Members of the Senate were sworn in Thursday as jurors for the impeachment trial of President Trump, vowing with right hands raised to afford “impartial justice.”
The solemn formality opened the third impeachment of a president in U.S. history and prepared the chamber to hear the House case against Mr. Trump beginning Tuesday.
The senators took the oath after Chief Justice of the United States John G. Roberts Jr. was sworn in to preside over the trial.
Justice Roberts then administered the oath to the senators: “I solemnly swear that in all things appertaining to the trial of the impeachment of Donald John Trump, now pending, I will do impartial justice according to the Constitution and laws, so help me God.”
After reciting the oath as a group, each member, in turn, signed the oath at the clerk’s desk in the well of the Senate.
Senate President Pro Tempore Charles E. Grassley, Iowa Republican, administered the oath to Justice Roberts.
SEE ALSO: Trump: Impeachment case in Senate ‘not going anywhere’
The rules for the proceedings, which are expected to mirror the impeachment trial of President Bill Clinton in 1999, will be established by a majority vote Tuesday.
The impeachment of Mr. Trump stems from a July 25 phone call in which he pressed Ukraine President Volodymyr Zelensky for a “favor” in investigating former Vice President Joseph R. Biden and Ukraine meddling in the 2016 election.
A whistleblower, who is believed to be a CIA official assigned to the White House, accused the president of abusing his power for personal gain on the call, including withholding $391 million of U.S. military aid from Ukraine as leverage.
The whistleblower also is believed to have ties to the Democratic Party and the elder Mr. Biden and is known to have met with Mr. Schiff’s staff for guidance before making the complaint.
A rough transcript of the call the White House released in late September did not show the president present a quid pro quo deal for the investigations, but Democrats said the threat was understood and part of an ongoing pressure campaign of “shadow” foreign policy conducted by Mr. Trump’s private lawyer, former New York Mayor Rudolph W. Giuliani.
New evidence the House Democrats obtained since passing the two articles of impeachment in a party-line vote Dec. 18 detail Mr. Giuliani’s activities in Ukraine but does not significantly change what was already known.
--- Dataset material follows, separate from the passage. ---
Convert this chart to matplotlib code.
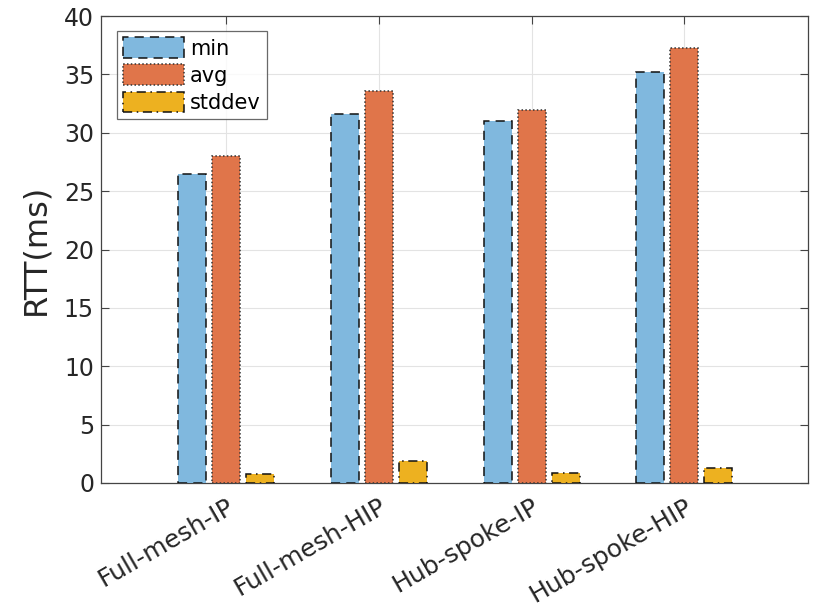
import matplotlib
matplotlib.use("Agg")
import matplotlib.pyplot as plt
import numpy as np

categories = ["Full-mesh-IP", "Full-mesh-HIP", "Hub-spoke-IP", "Hub-spoke-HIP"]
series_names = ["min", "avg", "stddev"]
min_vals = [26.5, 31.6, 31.0, 35.2]
avg_vals = [28.0, 33.6, 31.95, 37.25]
std_vals = [0.78, 1.85, 0.86, 1.27]

colors = ["#80b8de", "#e0754a", "#edb120"]
edge_colors = ["#111111", "#333333", "#111111"]
linestyles = [(0, (6, 4)), (0, (1, 1.5)), (0, (6, 3, 1, 3))]

plt.rcParams['font.family'] = ['DejaVu Sans']
fig = plt.figure(figsize=(8.13, 6.07), dpi=100)
ax = fig.add_axes([101/813, 1 - 483/607, (808-101)/813, (483-16)/607])

x = np.arange(1, len(categories) + 1)
offset = 0.223
width = 0.183
for i, (vals, name) in enumerate(zip([min_vals, avg_vals, std_vals], series_names)):
    ax.bar(x + (i - 1) * offset, vals, width, color=colors[i], edgecolor=edge_colors[i],
           linestyle=linestyles[i], linewidth=1.1, label=name, zorder=3)

ax.set_xlim(0.18, 4.81)
ax.set_ylim(0, 40)
ax.set_yticks(np.arange(0, 41, 5))
ax.set_xticks(x)
ax.set_xticklabels(categories, rotation=30, ha='right', rotation_mode='anchor')
ax.grid(True, color='#e3e3e3', linewidth=0.8, zorder=0)
ax.set_axisbelow(True)
ax.tick_params(direction='in', length=6, width=0.8, color='#444444',
               labelcolor='#262626', top=True, right=True)
ax.tick_params(axis='y', labelsize=17, pad=5)
ax.tick_params(axis='x', labelsize=18, pad=8)
for s in ax.spines.values():
    s.set_color('#444444')
    s.set_linewidth(0.9)
ax.set_ylabel("RTT(ms)", fontsize=23, color='#262626', labelpad=9)

leg = ax.legend(loc='upper left', fontsize=15, frameon=True, fancybox=False,
                edgecolor='#444444', handlelength=2.9, handleheight=1.15,
                borderpad=0.3, labelspacing=0.28, handletextpad=0.3,
                bbox_to_anchor=(16/707, 1 - 15/467), borderaxespad=0)
leg.get_frame().set_linewidth(0.9)

fig.savefig("out.png", dpi=100)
The articles rely heavily on testimony from Gordon Sondland, the ambassador to the European Union, who said he offered a prized White House visit for the newly elected Mr. Zelensky in exchange for his announcement of the investigations. But Mr. Sondland said he “presumed” that was what Mr. Trump wanted.
In his only conversation with the president about it, Mr. Trump told him that there was “no quid pro quo,” he testified.
None of the witnesses in the impeachment inquiry linked the holdup of military assistance to the investigations or provided a reason for the holdup. The aid was delayed for about two months, before the money started to flow to Ukraine on Sept. 11, two days after the Inspector General of the Intelligence Community informed Congress of the whistleblower complaint.
Mr. Trump has acknowledged that he wanted an investigation into alleged corruption involving the Bidens and Ukraine interference in the 2016 election.
Interest increased in Mr. Biden’s actions in Ukraine after he recently boasted of forcing Ukraine to fire the country’s chief prosecutor in spring 2016. He said threatened to block a $1 billion U.S. loan guarantee. The prosecutor was widely viewed as not doing enough to combat corruption. But the prosecutor, Viktor Shokin, also had looked into corruption allegations against Burisma and Mykola Zlochevsky, the Ukraine oligarch running the company.
Mr. Trump also wanted Ukraine to look into a missing Democratic National Committee server that was hacked by Russia during the 2016 presidential campaigns. An American cybersecurity company called CrowdStrike examined the server to probe the hack but the server disappeared before it got to the FBI.
Mr. Trump subscribes to an unsubstantiated theory that the server ended up in Ukraine.